МЫ ВСЕ ВИДИМ. Ты с ними решай что-нибудь.
Напуганного до полубессознательного состояния министра сельского
хозяйства он вопрошал, почему в некоторых его хозяйствах отдают
предпочтение низкоурожайным сортам пшеницы, министра печати упрекал в
том, что тот слишком часто к месту и не к месту печатает его имя.
- А что я могу сделать, - виновато улыбался тот, - народ требует...
По окончании допроса Сердар ("сердар" - военноначальник, что-то типа
вождя, еще один вид обращения к Туркменбаши: "наш дорогой Сердар")
отпускал министров с трибуны. Один из отчитывавшихся попытался уйти с
нее сам (то ли ослышался, то ли замотался), но был остановлен грозным
окликом:
- СТОЙ! Я тебя еще не отпускал.
Потупив взор, провинившийся вернулся на трибуну, после чего был с нее
милостиво отпущен. Впрочем, сесть ему не разрешили, пришлось во
искупление вины так и простоять остаток заседания с блокнотом в руках.
Стоял не только он. Дело в том, что мало было дождаться отпуска с
трибуны, сесть на место присутствовавшие тоже могли только с личного
согласия Туркменбаши. Та же генпрокурор также отстояла оставшееся время
на своих двоих. Вместе с еще несколькими проштрафившимися.
Однако нельзя сказать, чтобы стоявшие были недовольны ситуацией. Во
всяком случае, я бы на их месте был бы почти счастлив. Потому, что
головы министров на этом совещании летели просто пачками. Причем, если,
скажем председателя комитета по вопросам науки просто перевели на
должность ректора Государственного университета (интересно, а что
случилось с предыдущим ректором?) с шестимесячным испытательным сроком,
то вице-премьера просто отстранили с формулировкой "за серьезные
недостатки в работе". А это "волчий билет" и никакого испытательного
срока.
Впрочем, даже такое изгнание не было вершиной наказания. Это я понял
после того, как Туркменбаши буквально УНИЧТОЖИЛ министра-председателя
Государственного концерна "Туркменские автомобильные дороги".
Тут надо сперва сделать два отступления. Первое. Надо сказать, что
дороги в Туркмении такие, что по сравнению с ними любой московский
автобан - разбитый проселок. Там в дороги можно именно смотреться как в
зеркало, особенно когда жарко.
Второе. По рассказу наших друзей, примерно за полгода до описываемых
событий этот самый министр-председатель по имени Нурмурад Гульмурадов
построил под Ашхабадом одноэтажный дом о шестидесяти четырех комнатах.
Причем, сдуру, записал этот дом не на родственников, а на себя лично. Об
этом узнал Туркменбаши, дом у министра отобрали, отдали его какому-то
не то детскому саду, не то школе, а перед этим его целую неделю
показывали по телевизору, комнату за комнатой, коридор за коридором. На
всех, кто смотрел эту передачу наибольшее впечатление произвел подвал, в
которой "могли спокойно заехать два КАМАЗа и выехать оттуда не задом, а
просто развернувшись там же, в подвале. В той же передаче Нурмурад
каялся перед народом и молил лично Сердара о прощении. И он его, по
милости своей, простил.
И вот теперь министр-председатель дрожащим голосом зачитал свой доклад и
остановился, ожидая вопросов Вождя. Тот же взял истинно мхатовскую паузу
и, наконец, задал первый вопрос. Совершенно не касавшийся сути доклада.

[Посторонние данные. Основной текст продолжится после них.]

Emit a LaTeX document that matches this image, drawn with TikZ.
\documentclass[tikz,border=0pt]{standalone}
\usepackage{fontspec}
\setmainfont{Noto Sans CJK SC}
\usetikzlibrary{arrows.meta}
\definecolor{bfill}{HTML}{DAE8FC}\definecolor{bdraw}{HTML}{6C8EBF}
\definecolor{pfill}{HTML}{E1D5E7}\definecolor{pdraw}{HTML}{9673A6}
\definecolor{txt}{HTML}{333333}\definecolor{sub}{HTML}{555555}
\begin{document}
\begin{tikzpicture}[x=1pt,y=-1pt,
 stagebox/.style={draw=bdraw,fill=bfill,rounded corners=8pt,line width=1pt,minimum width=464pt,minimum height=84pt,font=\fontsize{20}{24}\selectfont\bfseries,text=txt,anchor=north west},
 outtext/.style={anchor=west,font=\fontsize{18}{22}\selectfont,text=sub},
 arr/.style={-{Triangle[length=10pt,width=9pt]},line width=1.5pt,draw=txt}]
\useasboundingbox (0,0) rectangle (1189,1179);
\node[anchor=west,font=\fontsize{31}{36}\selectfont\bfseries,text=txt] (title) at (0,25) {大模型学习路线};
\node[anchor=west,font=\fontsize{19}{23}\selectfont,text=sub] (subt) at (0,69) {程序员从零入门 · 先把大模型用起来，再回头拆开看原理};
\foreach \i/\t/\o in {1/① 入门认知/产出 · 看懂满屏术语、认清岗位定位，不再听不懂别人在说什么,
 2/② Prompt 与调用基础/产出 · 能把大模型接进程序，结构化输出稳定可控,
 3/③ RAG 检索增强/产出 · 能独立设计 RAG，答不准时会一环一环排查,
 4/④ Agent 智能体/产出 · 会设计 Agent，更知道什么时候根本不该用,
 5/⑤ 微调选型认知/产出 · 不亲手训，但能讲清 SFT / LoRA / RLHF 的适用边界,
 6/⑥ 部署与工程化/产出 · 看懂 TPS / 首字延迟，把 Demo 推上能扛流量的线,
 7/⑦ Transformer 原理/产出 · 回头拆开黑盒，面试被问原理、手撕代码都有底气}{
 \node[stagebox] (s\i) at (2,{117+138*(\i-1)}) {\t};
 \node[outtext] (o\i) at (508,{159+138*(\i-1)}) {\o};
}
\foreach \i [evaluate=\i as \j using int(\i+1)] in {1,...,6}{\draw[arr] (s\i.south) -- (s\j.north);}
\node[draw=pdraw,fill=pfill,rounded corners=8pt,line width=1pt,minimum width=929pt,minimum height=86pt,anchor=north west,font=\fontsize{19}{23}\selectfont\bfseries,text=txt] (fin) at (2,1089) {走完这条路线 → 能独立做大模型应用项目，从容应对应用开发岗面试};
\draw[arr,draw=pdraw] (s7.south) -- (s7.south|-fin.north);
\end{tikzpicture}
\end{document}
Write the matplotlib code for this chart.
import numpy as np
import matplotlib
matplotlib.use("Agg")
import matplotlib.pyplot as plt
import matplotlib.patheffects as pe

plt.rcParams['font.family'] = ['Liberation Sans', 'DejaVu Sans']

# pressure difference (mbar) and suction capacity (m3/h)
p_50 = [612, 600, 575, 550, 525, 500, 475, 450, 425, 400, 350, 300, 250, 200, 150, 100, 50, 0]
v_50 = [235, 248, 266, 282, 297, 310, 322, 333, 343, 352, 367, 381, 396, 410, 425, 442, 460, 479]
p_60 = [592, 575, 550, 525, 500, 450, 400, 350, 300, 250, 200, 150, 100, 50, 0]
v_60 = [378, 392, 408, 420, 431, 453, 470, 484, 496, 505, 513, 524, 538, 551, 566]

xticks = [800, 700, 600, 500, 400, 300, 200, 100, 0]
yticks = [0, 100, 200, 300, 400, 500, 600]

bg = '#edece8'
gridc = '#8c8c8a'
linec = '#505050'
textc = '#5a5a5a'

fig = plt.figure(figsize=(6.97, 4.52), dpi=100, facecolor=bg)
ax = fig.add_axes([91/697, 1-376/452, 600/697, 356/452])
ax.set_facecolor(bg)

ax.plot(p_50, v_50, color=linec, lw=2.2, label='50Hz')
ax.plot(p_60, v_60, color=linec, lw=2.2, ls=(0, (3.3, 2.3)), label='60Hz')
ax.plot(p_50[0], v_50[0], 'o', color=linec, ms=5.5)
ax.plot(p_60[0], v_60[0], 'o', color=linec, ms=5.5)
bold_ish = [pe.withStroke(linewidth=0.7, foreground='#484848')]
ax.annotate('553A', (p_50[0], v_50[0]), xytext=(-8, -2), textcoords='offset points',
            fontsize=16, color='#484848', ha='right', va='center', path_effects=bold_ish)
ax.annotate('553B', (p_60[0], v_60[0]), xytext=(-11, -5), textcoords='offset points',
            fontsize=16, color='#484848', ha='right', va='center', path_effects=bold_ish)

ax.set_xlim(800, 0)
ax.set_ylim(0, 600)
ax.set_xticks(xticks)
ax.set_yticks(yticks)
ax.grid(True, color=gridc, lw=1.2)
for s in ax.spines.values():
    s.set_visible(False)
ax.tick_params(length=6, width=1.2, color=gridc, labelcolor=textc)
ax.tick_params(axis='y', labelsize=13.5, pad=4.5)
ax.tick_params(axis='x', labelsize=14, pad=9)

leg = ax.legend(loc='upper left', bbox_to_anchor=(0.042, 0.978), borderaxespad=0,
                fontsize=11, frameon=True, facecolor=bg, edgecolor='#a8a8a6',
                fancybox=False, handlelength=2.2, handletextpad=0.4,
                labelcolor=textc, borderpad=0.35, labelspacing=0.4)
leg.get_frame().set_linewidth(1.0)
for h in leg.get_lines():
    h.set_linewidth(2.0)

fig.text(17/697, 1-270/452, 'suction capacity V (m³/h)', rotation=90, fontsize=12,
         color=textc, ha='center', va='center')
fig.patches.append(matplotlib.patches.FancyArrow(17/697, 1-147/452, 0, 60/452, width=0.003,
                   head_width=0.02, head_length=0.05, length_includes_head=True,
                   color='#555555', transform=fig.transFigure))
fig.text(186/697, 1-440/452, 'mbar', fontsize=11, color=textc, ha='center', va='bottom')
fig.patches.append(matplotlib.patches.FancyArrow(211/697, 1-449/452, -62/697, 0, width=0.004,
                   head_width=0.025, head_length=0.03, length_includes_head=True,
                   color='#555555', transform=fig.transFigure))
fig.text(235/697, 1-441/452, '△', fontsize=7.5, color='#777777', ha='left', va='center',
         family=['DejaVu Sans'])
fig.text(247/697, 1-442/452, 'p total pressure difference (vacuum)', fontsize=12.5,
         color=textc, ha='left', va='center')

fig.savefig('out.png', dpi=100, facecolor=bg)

- Скажи, а зачем тебе 64 комнаты? Вот я - Туркменбаши, я не могу понять,
зачем тебе столько? Мне, например, столько не надо. Мне достаточно
кабинета и спальни. А тебе куда столько? В общем, так (далее за точность
слов я не ручаюсь, переводили друзья, да и диктофон я включить не
догадался). Пошел вон отсюда! С сегодняшнего дня ты - чернорабочий на
укладке твоих же дорог. Завтра ты надеваешь желтую куртку и выходишь на
укладку асфальта. И я лично прослежу, чтобы ты никогда выше
чернорабочего не поднялся. Звание простого рабочего сможешь заработать
себе лишь самым изнурительным трудом. И ты никогда не поднимешься выше
рабочего, ты не станешь ни мастером, ни даже бригадиром.
Еще одно отступление. Надо сказать, что в Туркмении, в отличие от
России, впавший в немилость министр не может пойти, пользуясь старыми
связями, работать президентом коммерческой фирмы, или председателем
фонда. В Туркмении человек, которого с поста снял лично Президент - это
не просто политический труп, это прокаженный носитель тифозной
инфекции, к которому прикоснуться может лишь самоубийца. Его не возьмет
никто и никуда, даже дворником. И если Туркменбаши сказал, что этот
человек будет работать чернорабочим до конца жизни, он будет работать
чернорабочим до конца жизни. Если только ему не удастся сбежать за
границу, что для него лично будет весьма проблематично.
Но на этом показательная порка не закончилась.
- А вот этот человек, - указал рукой в дальний конец зала Великий Вождь,
и камера тут же выхватила стоящего у дверей бледного и небритого
субъекта, - я его знаю. Он у тебя работал бригадиром и все время
перевыполнял план. Вот он с завтрашнего дня выйдет на работу министром.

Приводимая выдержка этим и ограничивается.